- _WORK TO COMPLETE_
Show each line that has the string "this" in it.

- _ENTRIES SUPPLIED_
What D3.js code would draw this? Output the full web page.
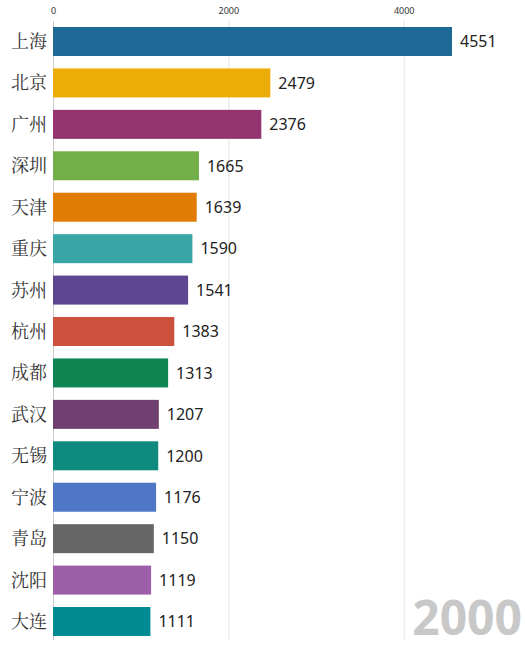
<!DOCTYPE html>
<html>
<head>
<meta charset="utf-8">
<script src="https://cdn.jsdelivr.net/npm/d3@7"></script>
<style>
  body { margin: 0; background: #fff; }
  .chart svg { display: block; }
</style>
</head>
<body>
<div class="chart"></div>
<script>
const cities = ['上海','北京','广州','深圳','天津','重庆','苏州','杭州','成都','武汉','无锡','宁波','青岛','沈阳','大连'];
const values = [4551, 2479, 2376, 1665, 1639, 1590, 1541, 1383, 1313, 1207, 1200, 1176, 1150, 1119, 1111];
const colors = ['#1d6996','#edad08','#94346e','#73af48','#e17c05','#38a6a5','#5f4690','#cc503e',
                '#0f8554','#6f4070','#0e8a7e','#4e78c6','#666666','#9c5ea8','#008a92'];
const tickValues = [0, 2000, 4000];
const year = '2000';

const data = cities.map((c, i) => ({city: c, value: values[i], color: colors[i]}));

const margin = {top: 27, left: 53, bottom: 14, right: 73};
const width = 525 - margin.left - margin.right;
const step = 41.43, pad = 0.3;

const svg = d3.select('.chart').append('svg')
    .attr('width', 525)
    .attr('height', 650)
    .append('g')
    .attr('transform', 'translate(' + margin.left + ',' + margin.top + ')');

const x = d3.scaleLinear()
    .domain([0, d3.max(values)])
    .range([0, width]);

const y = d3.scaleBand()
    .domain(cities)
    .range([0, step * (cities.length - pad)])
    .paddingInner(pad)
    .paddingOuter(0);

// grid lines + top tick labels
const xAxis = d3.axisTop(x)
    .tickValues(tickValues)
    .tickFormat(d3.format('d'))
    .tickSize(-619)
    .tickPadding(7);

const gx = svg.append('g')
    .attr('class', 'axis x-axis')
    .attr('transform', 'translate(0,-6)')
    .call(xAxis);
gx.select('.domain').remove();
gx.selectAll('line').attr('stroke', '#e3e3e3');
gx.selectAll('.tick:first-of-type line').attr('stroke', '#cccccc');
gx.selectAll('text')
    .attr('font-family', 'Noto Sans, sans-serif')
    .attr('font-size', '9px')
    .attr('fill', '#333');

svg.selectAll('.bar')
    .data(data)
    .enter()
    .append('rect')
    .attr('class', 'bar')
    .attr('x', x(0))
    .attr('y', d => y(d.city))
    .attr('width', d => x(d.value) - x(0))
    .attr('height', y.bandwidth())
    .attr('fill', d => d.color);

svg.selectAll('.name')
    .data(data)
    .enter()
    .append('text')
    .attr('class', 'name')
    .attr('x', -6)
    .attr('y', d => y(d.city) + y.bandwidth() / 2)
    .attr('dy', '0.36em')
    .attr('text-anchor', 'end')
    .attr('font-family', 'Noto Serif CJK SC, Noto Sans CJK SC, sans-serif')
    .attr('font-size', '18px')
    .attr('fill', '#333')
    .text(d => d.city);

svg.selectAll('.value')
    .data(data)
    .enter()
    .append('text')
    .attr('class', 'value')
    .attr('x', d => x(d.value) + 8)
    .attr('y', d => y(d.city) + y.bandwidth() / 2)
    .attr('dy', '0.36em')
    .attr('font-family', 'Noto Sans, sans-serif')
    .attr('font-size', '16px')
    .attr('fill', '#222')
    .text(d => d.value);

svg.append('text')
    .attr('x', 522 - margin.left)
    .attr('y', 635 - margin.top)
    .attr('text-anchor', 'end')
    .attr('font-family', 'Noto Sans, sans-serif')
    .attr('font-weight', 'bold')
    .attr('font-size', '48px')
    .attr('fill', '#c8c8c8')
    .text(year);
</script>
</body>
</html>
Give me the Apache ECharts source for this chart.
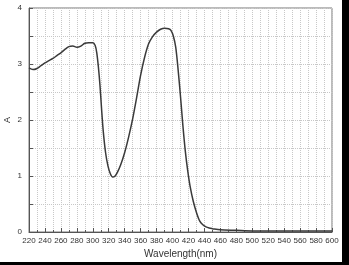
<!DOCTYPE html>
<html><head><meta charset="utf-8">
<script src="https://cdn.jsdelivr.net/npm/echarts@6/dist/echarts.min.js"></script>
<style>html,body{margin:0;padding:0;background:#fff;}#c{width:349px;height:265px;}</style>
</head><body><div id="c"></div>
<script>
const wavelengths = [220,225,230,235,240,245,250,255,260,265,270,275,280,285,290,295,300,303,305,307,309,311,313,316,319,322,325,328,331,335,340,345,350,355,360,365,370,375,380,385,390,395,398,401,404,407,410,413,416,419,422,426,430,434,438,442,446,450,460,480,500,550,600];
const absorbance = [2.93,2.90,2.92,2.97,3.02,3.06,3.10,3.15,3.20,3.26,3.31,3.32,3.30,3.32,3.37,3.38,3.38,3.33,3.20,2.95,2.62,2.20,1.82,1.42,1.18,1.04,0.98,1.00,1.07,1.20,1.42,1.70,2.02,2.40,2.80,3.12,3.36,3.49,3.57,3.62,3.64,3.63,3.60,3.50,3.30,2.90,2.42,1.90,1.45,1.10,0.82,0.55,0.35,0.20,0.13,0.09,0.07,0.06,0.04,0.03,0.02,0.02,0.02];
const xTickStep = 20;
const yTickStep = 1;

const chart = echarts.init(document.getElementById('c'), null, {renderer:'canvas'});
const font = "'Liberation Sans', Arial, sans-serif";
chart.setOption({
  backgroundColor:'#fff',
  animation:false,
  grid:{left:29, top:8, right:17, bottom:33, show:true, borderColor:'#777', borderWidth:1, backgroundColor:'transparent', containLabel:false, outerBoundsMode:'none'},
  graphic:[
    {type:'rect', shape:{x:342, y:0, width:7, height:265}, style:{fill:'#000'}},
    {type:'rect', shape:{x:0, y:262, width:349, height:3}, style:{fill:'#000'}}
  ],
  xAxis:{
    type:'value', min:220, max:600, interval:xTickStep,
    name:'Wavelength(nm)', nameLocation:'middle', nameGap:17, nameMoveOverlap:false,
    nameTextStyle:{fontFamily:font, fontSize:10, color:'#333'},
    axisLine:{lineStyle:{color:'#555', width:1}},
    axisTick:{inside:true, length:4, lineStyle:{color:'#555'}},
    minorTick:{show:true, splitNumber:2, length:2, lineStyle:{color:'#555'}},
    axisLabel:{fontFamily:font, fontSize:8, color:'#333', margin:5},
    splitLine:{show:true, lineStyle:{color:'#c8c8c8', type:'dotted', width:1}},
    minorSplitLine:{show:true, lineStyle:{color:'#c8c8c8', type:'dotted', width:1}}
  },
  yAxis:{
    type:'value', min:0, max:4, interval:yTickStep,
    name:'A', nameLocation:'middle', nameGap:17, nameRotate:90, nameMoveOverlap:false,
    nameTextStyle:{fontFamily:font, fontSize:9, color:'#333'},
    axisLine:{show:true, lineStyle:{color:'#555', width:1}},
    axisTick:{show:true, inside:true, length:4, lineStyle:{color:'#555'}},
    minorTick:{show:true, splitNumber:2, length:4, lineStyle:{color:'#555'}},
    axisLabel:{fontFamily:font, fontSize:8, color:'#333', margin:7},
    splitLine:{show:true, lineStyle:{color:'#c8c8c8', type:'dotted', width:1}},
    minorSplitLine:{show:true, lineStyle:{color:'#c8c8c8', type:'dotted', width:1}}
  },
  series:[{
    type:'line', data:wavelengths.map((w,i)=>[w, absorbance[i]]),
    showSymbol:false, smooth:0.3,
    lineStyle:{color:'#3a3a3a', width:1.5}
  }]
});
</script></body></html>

- _RESULT_
What D3.js code would draw this? Output the full web page.
Give me the Apache ECharts source for this chart.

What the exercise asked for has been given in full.